Je voulais juste pouvoir aimer et arrêter de faire souffrir. Je voulais arrêter de voir des résultats inverses à ce que je cherchais. Je voulais sentir que je savais prendre soin de mes enfants et que cette joie ne m’échappait plus.

Je savais enfin quoi faire de ces émotions qui m’emportaient et de ces pensées délirantes qui allaient avec. Je savais quoi faire de ces montées de violence qui détruisaient le moment de bonheur vécu l’instant d’avant.

Je comprenais enfin la nécessité de sortir du refus et d’entrer dans l’acceptation de ma réalité de mère, compétente et défaillante en même temps. En faisant cela, je pouvais enfin accepter mon statut de mère, d’occuper ma place et de jouer mon rôle selon l’expression d’Arnaud Desjardins.

Je savais enfin comment agir sans ses conséquences de regrets, remords et souffrance.
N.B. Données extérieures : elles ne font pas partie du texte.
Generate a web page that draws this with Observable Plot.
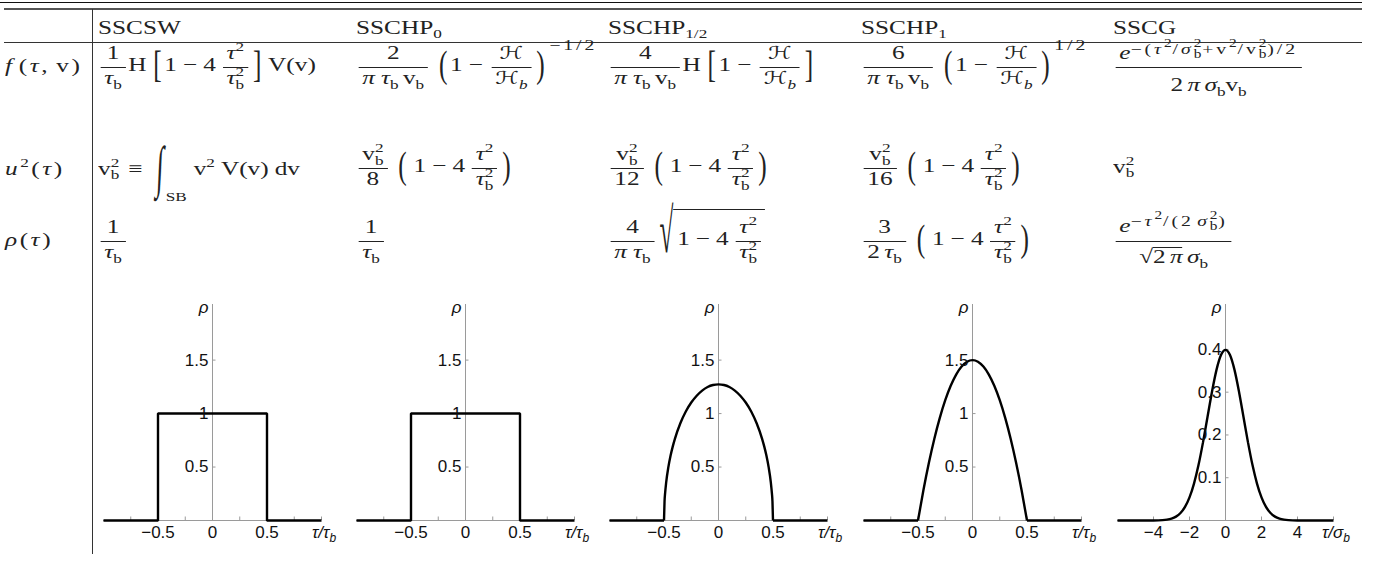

Je savais enfin comment être. Certes, cela n’a pas été simple de mettre en pratique. J’étais tombée bien des fois mais je m’étais vite remise en selle. J’avais enfin une direction à prendre, alors que m’importaient les contretemps, les chutes!

Je sentais que je progressais, je sentais la part de mère prendre le dessus sur mon infantilisme, mon égocentrisme, mes emportements.

Cet essai est loin d’être terminé. Peut-être je le terminerai un jour et je relaterai la rencontre avec les idées de Carl Rogers: ce qui m’a permis de transférer les compétences de la mère vers la professionnelle de la relation d’aide.